Take the sentence “He was a lazy unmotivated college student.” You can say “He was a lazy and unmotivated college student,” but you can’t say “He was a lazy and unmotivated and college student.” So you need a comma between “lazy” and “unmotivated,” but not between “unmotivated” and “college.”

The other test is to switch the positions of the adjectives. For our slothful student, you can say “He was an unmotivated and lazy college student, ” but just try putting “college” anywhere else but before “student.”

It’s clear that “college” modifies “student,” and that “unmotivated” and “lazy” modify “college student” as a unit.

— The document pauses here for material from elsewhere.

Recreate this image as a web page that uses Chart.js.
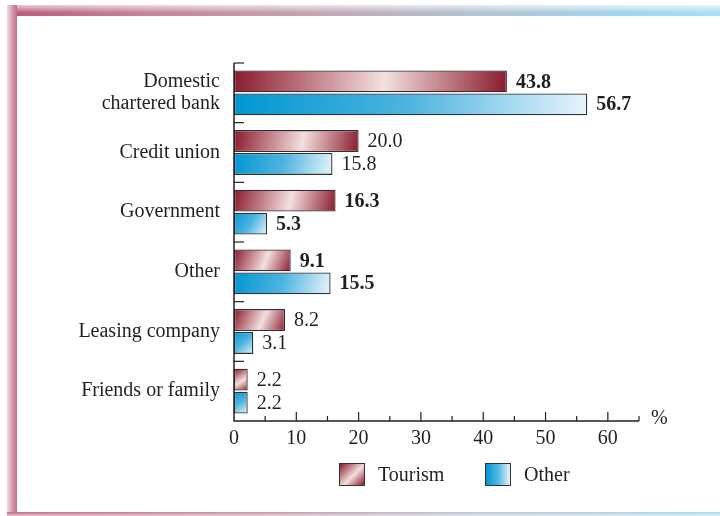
<!DOCTYPE html>
<html>
<head>
<meta charset="utf-8">
<script src="https://cdn.jsdelivr.net/npm/chart.js"></script>
<style>
  html, body { margin: 0; padding: 0; background: #fff; }
  #wrap { position: relative; width: 720px; height: 516px; overflow: hidden; background: #fff; }
  #chart { position: absolute; left: 0; top: 0; }
  .frame-top {
    position: absolute; left: 7px; top: 5px; width: 713px; height: 11px;
    background:
      linear-gradient(to bottom, rgba(255,255,255,0.7), rgba(255,255,255,0) 70%),
      linear-gradient(to right, #bb5a78, #c4869a 20%, #c3a8b5 45%, #b2c2d0 65%, #a4d3ea 85%, #aadff4);
  }
  .frame-left {
    position: absolute; left: 7px; top: 5px; width: 10px; height: 511px;
    background: linear-gradient(to right, #f2dde4, #d497a9 55%, #c06a86);
  }
  .frame-bottom {
    position: absolute; left: 7px; top: 512px; width: 713px; height: 4px;
    background:
      linear-gradient(to bottom, rgba(255,255,255,0), rgba(255,255,255,0.6)),
      linear-gradient(to right, #c06a86, #c792a3 35%, #b8c4d2 65%, #a8d8ee);
  }
  .legend-item { position: absolute; top: 462px; height: 24px; display: flex; align-items: center;
    font-family: 'Liberation Serif', 'Times New Roman', serif; font-size: 20px; color: #231f20; }
  .swatch { width: 24px; height: 21px; border: 1.5px solid #3a3033; margin-right: 13px; }
  .sw-tourism { background: linear-gradient(135deg, #8c1d2e, #f2dede 55%, #8c1d2e); }
  .sw-other { background: linear-gradient(to right, #0096d2, #52b6e2 50%, #e6f4fb); }
</style>
</head>
<body>
<div id="wrap">
  <canvas id="chart" width="720" height="516"></canvas>
  <div class="frame-top"></div>
  <div class="frame-left"></div>
  <div class="frame-bottom"></div>
  <div class="legend-item" style="left:339px"><div class="swatch sw-tourism"></div>Tourism</div>
  <div class="legend-item" style="left:485px"><div class="swatch sw-other"></div>Other</div>
</div>
<script>
// Financing sources, share of firms (%)
const categories = [['Domestic', 'chartered bank'], 'Credit union', 'Government', 'Other', 'Leasing company', 'Friends or family'];
const tourismValues = [43.8, 20.0, 16.3, 9.1, 8.2, 2.2];
const otherValues = [56.7, 15.8, 5.3, 15.5, 3.1, 2.2];
const boldRows = [true, false, true, true, false, false];
const xMax = 65;
const seriesNames = ['Tourism', 'Other'];

const serif = "'Liberation Serif', 'Times New Roman', serif";
const ink = '#231f20';

// per-bar gradient, built from the scales so it follows the bar's length
function barGradient(ctx, stops, sign) {
    const chart = ctx.chart;
    const xs = chart.scales.x, ys = chart.scales.y;
    if (!chart.chartArea || !xs || !ys || ctx.raw === undefined) return stops[0][1];
    const x0 = xs.getPixelForValue(0);
    const x1 = xs.getPixelForValue(ctx.raw);
    const yc = ys.getPixelForValue(ctx.dataIndex) + sign * 11;
    const g = chart.ctx.createLinearGradient(x0, yc - 11, x1, yc + 11);
    stops.forEach(s => g.addColorStop(s[0], s[1]));
    return g;
}

const tourismStops = [[0, '#8a1a2c'], [0.55, '#f3e0e0'], [1, '#8a1a2c']];
const otherStops = [[0, '#0096d2'], [0.5, '#4fb4e0'], [1, '#e8f5fb']];

// axes, ticks, value labels and the unit sign
const axisPlugin = {
    id: 'axisPlugin',
    afterDatasetsDraw(chart) {
        const c = chart.ctx;
        const xs = chart.scales.x, ys = chart.scales.y;
        const area = chart.chartArea;
        const x0 = xs.getPixelForValue(0);
        const xEnd = xs.getPixelForValue(xMax);
        c.save();
        c.strokeStyle = ink;
        c.lineWidth = 1.5;
        c.beginPath();
        c.moveTo(x0, area.top);
        c.lineTo(x0, area.bottom);
        c.lineTo(xEnd, area.bottom);
        c.stroke();

        // x ticks pointing up, long every 10, short every 5
        c.lineWidth = 1.2;
        for (let v = 5; v <= xMax; v += 5) {
            const px = xs.getPixelForValue(v);
            const len = v % 10 === 0 ? 9 : 5;
            c.beginPath();
            c.moveTo(px, area.bottom);
            c.lineTo(px, area.bottom - len);
            c.stroke();
        }

        // short marks at the top of each category band
        const band = ys.getPixelForValue(1) - ys.getPixelForValue(0);
        categories.forEach((_, i) => {
            const py = ys.getPixelForValue(i) - band / 2;
            c.beginPath();
            c.moveTo(x0, py);
            c.lineTo(x0 + 10, py);
            c.stroke();
        });

        // value labels
        c.fillStyle = ink;
        c.textBaseline = 'middle';
        c.textAlign = 'left';
        chart.data.datasets.forEach((ds, di) => {
            const meta = chart.getDatasetMeta(di);
            meta.data.forEach((bar, i) => {
                c.font = (boldRows[i] ? 'bold ' : '') + '20px ' + serif;
                c.fillText(ds.data[i].toFixed(1), bar.x + 9, bar.y + 1);
            });
        });

        c.font = '20px ' + serif;
        c.fillText('%', xEnd + 12, area.bottom - 2);
        c.restore();
    }
};

new Chart(document.getElementById('chart'), {
    type: 'bar',
    data: {
        labels: categories,
        datasets: [
            {
                label: seriesNames[0],
                data: tourismValues,
                backgroundColor: ctx => barGradient(ctx, tourismStops, -1),
                borderColor: '#3b2a2e',
                borderWidth: 1.3,
                borderSkipped: false
            },
            {
                label: seriesNames[1],
                data: otherValues,
                backgroundColor: ctx => barGradient(ctx, otherStops, 1),
                borderColor: '#2c3135',
                borderWidth: 1.3,
                borderSkipped: false
            }
        ]
    },
    options: {
        indexAxis: 'y',
        responsive: false,
        animation: false,
        categoryPercentage: 0.77,
        barPercentage: 0.95,
        layout: { padding: { top: 63, right: 81, bottom: 63, left: 0 } },
        plugins: {
            legend: { display: false },
            tooltip: { enabled: false }
        },
        scales: {
            x: {
                type: 'linear',
                min: 0,
                max: xMax,
                grid: { display: false, drawTicks: false },
                border: { display: false },
                ticks: {
                    stepSize: 5,
                    autoSkip: false,
                    maxRotation: 0,
                    padding: 6,
                    color: ink,
                    font: { family: serif, size: 20 },
                    callback: v => (v % 10 === 0 ? v : '')
                },
                afterFit: s => { s.height = 32; }
            },
            y: {
                type: 'category',
                grid: { display: false, drawTicks: false },
                border: { display: false },
                ticks: {
                    padding: 14,
                    color: ink,
                    font: { family: serif, size: 20, lineHeight: 1.1 }
                },
                afterFit: s => { s.width = 234; }
            }
        }
    },
    plugins: [axisPlugin]
});
</script>
</body>
</html>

Garner’s Modern American Usage says that “writers often include the comma when it isn’t necessary,” as in “a permanent, $500 per-child tax credit.”

Perhaps as frequently, though, writers do not include the comma, maybe because sometimes it’s hard to tell whether one would use “and” between adjectives, or maybe they just don’t know any better. Especially when the adjectives are very short, as in “the large blue box,” it may not be clear that those need to be coordinated with a comma.

Usage and grammar guides may not help. Some say that a phrase like “blue wool sweaters” should not take a comma, because “It would sound illogical to say ‘blue and wool sweaters’ or ‘wool blue sweaters.’” Chicago notes that phrases like “red brick house” do not take a comma because “they have no logical connection in sense (a red house could be made of many different materials).” Both ignore the possibility that a writer wants to emphasize that a sweater is both blue and wool, or that the house made of brick shelters a socialist commune. (OK, maybe that last bit is stretching it …)

You might think that the terms should be reversed: After all, two adjectives modifying something separately create a cumulative description, and it takes some coordination to recognize that one of those adjectives might be locked tighter to the noun than the other. So don’t try to remember “coordinate” or “cumulative.” Just try to remember the “and” part, or the old switcheroo.